Trois soumissionnaires participeront à cet appel d’offres. En l’occurrence, la coentreprise Janin-BOT dont la soumission se classera la plus basse au montant de 26 047 995 $, la coentreprise ECC/EMF dont la soumission se classera deuxième au montant de 27 481 025 $ et enfin l’entrepreneur F. Gilbert Ltée dont la soumission se classera troisième au montant de 28 835 000 $. Peu après l’ouverture des soumissions, un litige se développe quant à la conformité de la soumission de la coentreprise Janin BOT.
En effet, ECC/EMF soutient que la licence émise au nom de la coentreprise Janin BOT, ne comporte pas les catégories de licence appropriées.
Dans les faits, bien que chacune des entreprises BOT et Janin formant l’entreprise conjointe détienne une licence individuelle, comportant plusieurs catégories de licences d’entrepreneur général, la licence émise au nom de l’entreprise conjointe Janin-BOT ne comporte qu’une seule catégorie d’entrepreneur général, soit la catégorie 4073 – ouvrage de génie civil souterrain (numérotation effective avant juin 2008). Or, ECC/EMF soutient que les sous-catégories requises par la Régie aux fins de soumissionner le projet devraient plutôt être la 4074 – Entrepreneur en ouvrage de génie civil immergé et 4092 – Entrepreneur en ouvrage relatif à la génération d’électricité.

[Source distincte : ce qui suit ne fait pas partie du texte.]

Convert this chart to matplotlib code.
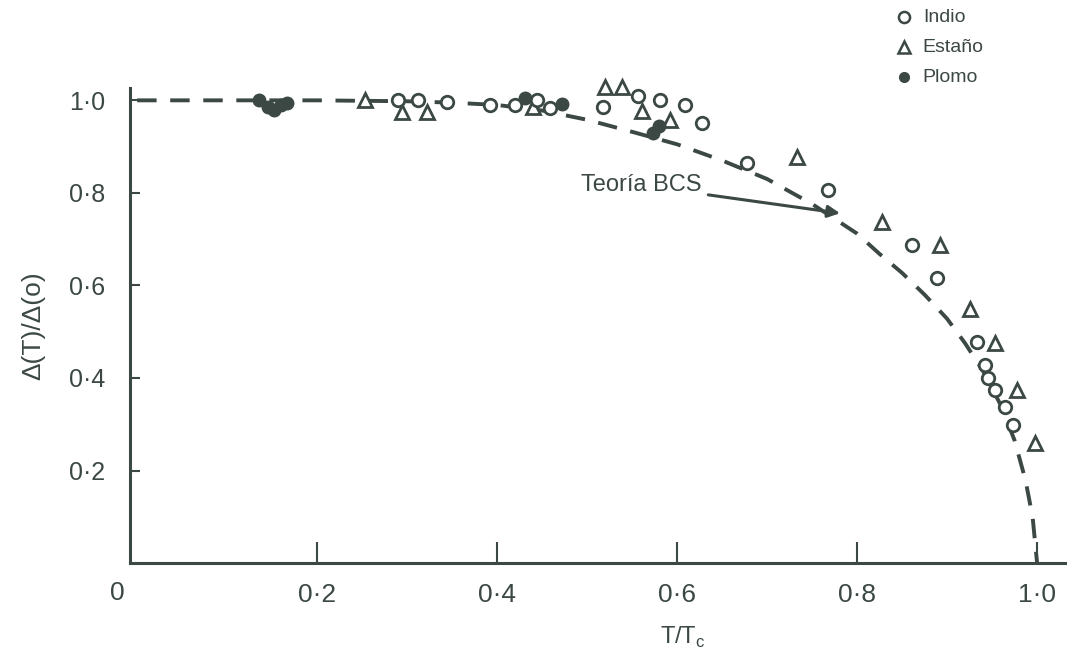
import numpy as np
import matplotlib.pyplot as plt

plt.rcParams['font.family'] = ['Liberation Sans', 'DejaVu Sans']
ink = '#3b4843'

# Indio (open circles)
indio_x = [0.29, 0.312, 0.344, 0.392, 0.42, 0.444, 0.459, 0.518, 0.556, 0.581,
           0.609, 0.628, 0.678, 0.768, 0.861, 0.889, 0.933, 0.942, 0.946, 0.953,
           0.964, 0.973]
indio_y = [1.0, 1.0, 0.996, 0.99, 0.99, 1.0, 0.983, 0.985, 1.01, 1.0,
           0.99, 0.952, 0.864, 0.806, 0.687, 0.616, 0.477, 0.428, 0.40, 0.374,
           0.337, 0.298]

# Estaño (open triangles)
estano_x = [0.253, 0.294, 0.322, 0.44, 0.52, 0.539, 0.561, 0.592, 0.733, 0.828,
            0.892, 0.926, 0.953, 0.978, 0.998]
estano_y = [1.0, 0.974, 0.974, 0.985, 1.028, 1.028, 0.978, 0.957, 0.877, 0.737,
            0.687, 0.55, 0.475, 0.374, 0.259]

# Plomo (filled circles)
plomo_x = [0.135, 0.145, 0.152, 0.16, 0.167, 0.431, 0.472, 0.573, 0.58]
plomo_y = [1.0, 0.985, 0.98, 0.99, 0.995, 1.004, 0.993, 0.93, 0.945]

# BCS theory curve
bcs_x = [0.0, 0.1, 0.2, 0.3, 0.35, 0.4, 0.45, 0.5, 0.55, 0.6, 0.65, 0.7, 0.75,
         0.8, 0.825, 0.85, 0.875, 0.9, 0.92, 0.94, 0.96, 0.975, 0.987, 0.995, 1.0]
bcs_y = [1.0, 1.0, 1.0, 0.998, 0.995, 0.99, 0.978, 0.958, 0.932, 0.905, 0.87,
         0.83, 0.776, 0.712, 0.668, 0.627, 0.58, 0.528, 0.475, 0.415, 0.34,
         0.265, 0.18, 0.1, 0.0]

xticks = [0.2, 0.4, 0.6, 0.8, 1.0]
xticklabels = ['0·2', '0·4', '0·6', '0·8', '1·0']
yticks = [0.2, 0.4, 0.6, 0.8, 1.0]
yticklabels = ['0·2', '0·4', '0·6', '0·8', '1·0']

fig = plt.figure(figsize=(10.67, 6.64), dpi=100)
ax = fig.add_axes([0.1218, 0.152, 0.878, 0.715])

ax.plot(bcs_x, bcs_y, color=ink, lw=2.8, dashes=(5, 3.5), zorder=1)
ax.plot(indio_x, indio_y, 'o', ms=9, mfc='white', mec=ink, mew=2, zorder=3,
        clip_on=False)
ax.plot(estano_x, estano_y, '^', ms=10, mfc='white', mec=ink, mew=2, zorder=2,
        clip_on=False)
ax.plot(plomo_x, plomo_y, 'o', ms=9, color=ink, zorder=4, clip_on=False)

ax.set_xlim(-0.008, 1.033)
ax.set_ylim(0, 1.026)
for s in ['top', 'right']:
    ax.spines[s].set_visible(False)
for s in ['left', 'bottom']:
    ax.spines[s].set_linewidth(2.2)
    ax.spines[s].set_color(ink)

ax.set_xticks(xticks)
ax.set_xticklabels(xticklabels)
ax.set_yticks(yticks)
ax.set_yticklabels(yticklabels)
ax.tick_params(axis='x', direction='in', length=15, width=1.5, color=ink,
               labelsize=19, labelcolor=ink, pad=14)
ax.tick_params(axis='y', direction='in', length=7, width=1.5, color=ink,
               labelsize=18, labelcolor=ink, pad=18)
ax.text(-0.022, -0.064, '0', transform=ax.transData, ha='center', va='center',
        fontsize=19, color=ink, clip_on=False)

ax.set_xlabel('T/T$_\\mathregular{c}$', fontsize=17, color=ink)
ax.xaxis.set_label_coords(0.59, -0.13)
ax.set_ylabel('Δ(T)/Δ(o)', fontsize=19, color=ink)
ax.yaxis.set_label_coords(-0.09, 0.5)

ax.annotate('Teoría BCS', xy=(0.781, 0.756), xytext=(0.627, 0.816),
            ha='right', va='center', fontsize=17, color=ink,
            arrowprops=dict(arrowstyle='-|>', color=ink, lw=2.2,
                            mutation_scale=18, shrinkA=3, shrinkB=0))

# legend drawn as in the original figure
leg_x = 0.852
ax.plot([leg_x], [1.18], 'o', ms=8, mfc='white', mec=ink, mew=1.8, clip_on=False)
ax.plot([leg_x], [1.115], '^', ms=9, mfc='white', mec=ink, mew=1.8, clip_on=False)
ax.plot([leg_x], [1.05], 'o', ms=7, color=ink, clip_on=False)
for yy, lab in zip([1.18, 1.115, 1.05], ['Indio', 'Estaño', 'Plomo']):
    ax.text(leg_x + 0.021, yy, lab, fontsize=14, color=ink, va='center')

fig.savefig('out.png', dpi=100)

Aussi, adressera-t-elle une mise en demeure à la SEBJ l’enjoignant de rejeter la soumission de Janin-BOT et ce, nonobstant le fait que tant Janin que Bot détiennent individuellement des licences comportant la catégorie 4092.
Vu la prétention de ECC/EMF, les représentants de la SEBJ entreront en contact avec ceux de la Régie du bâtiment, lesquels, aux termes d’une analyse, en viendront à la conclusion que la licence appropriée pour soumissionner en rapport avec le projet est la catégorie 4092 qui n’apparaît pas à la licence émise au nom de la coentreprise Janin BOT. Nonobstant cette conclusion, la SEBJ, après analyse, décide d’octroyer le contrat en faveur de Janin-BOT car elle est d’avis que les ouvrages requis aux termes des documents d’appel d’offres s’assimilent à un ouvrage de génie civil souterrain (catégorie 4073) plutôt qu’à un ouvrage relatif à la génération d’électricité (catégorie 4092).
ECC/EMF entreprendra donc une poursuite en dommages devant la Cour supérieure alléguant l’attribution fautive du contrat et réclamant des dommages puisqu’elle soutient être le plus bas soumissionnaire en lice conforme si bien que le contrat aurait dû lui être attribué. Cette poursuite sera contestée par SEBJ qui soutiendra au contraire que la catégorie de licence détenue par Janin-BOT est adéquate.
Le jugement
L’Honorable Juge Peacock qui sera saisi du différend. Il étudiera d’abord la nature des pouvoirs de la Régie pour en arriver à la conclusion que la décision rendue par la Régie quant aux catégories de licences requises est purement administrative. Le juge remarquera par ailleurs qu’en dépit de l’opinion qu’elle avait émise quant à la non conformité de la licence détenue par Janin BOT, la Régie n’avait entrepris aucun recours depuis l’octroi du contrat pour sanctionner ladite coentreprise. Aussi le juge émettra t’il sa propre opinion quant à la catégorie de licence appropriée. Pour ce faire, il examinera la nature des travaux en cause mais également la description des catégories de licences prévues au Guide d’application de la Régie et les descriptions de catégories prévues au règlement sur la qualification des entrepreneurs.
Pour identifier la nature des travaux le juge soulignera en outre la teneur des instructions aux soumissionnaires lesquelles indiquent sous le titre Objet du contrat : « Ce contrat a principalement pour objet l’exécution de travaux d’excavation de la galerie, de la dérivation provisoire et de bétonnage du portail amont de la galerie ». Pour le juge les travaux en cause sont donc des travaux préliminaires et non des travaux relatifs aux ouvrages hydroélectrique en tant que tels. Il en vient à la conclusion que la catégorie 4073 est la catégorie de licence appropriée pour réaliser les travaux en cause mettant ainsi à l’écart opinion des représentants de la Régie du bâtiment. La soumission de Janin-BOT sera donc jugée conforme. Le juge ajoutera par ailleurs que même dans l’hypothèse où il en était venu à une conclusion contraire, la poursuite ECC/EMF coentreprise aurait néanmoins été rejetée puisqu’il estime que celle-ci ne l’avait pas convaincu, par prépondérance de probabilité, qu’elle aurait obtenu le contrat n’eut été du rejet de la soumission de Janin-BOT. Faute de détenir les expériences concluantes en rapport avec la nature des travaux en cause, le juge retient les prétentions de SEBJ à l’effet que celle-ci n’aurait pas octroyé le contrat en faveur de ECC/EMF.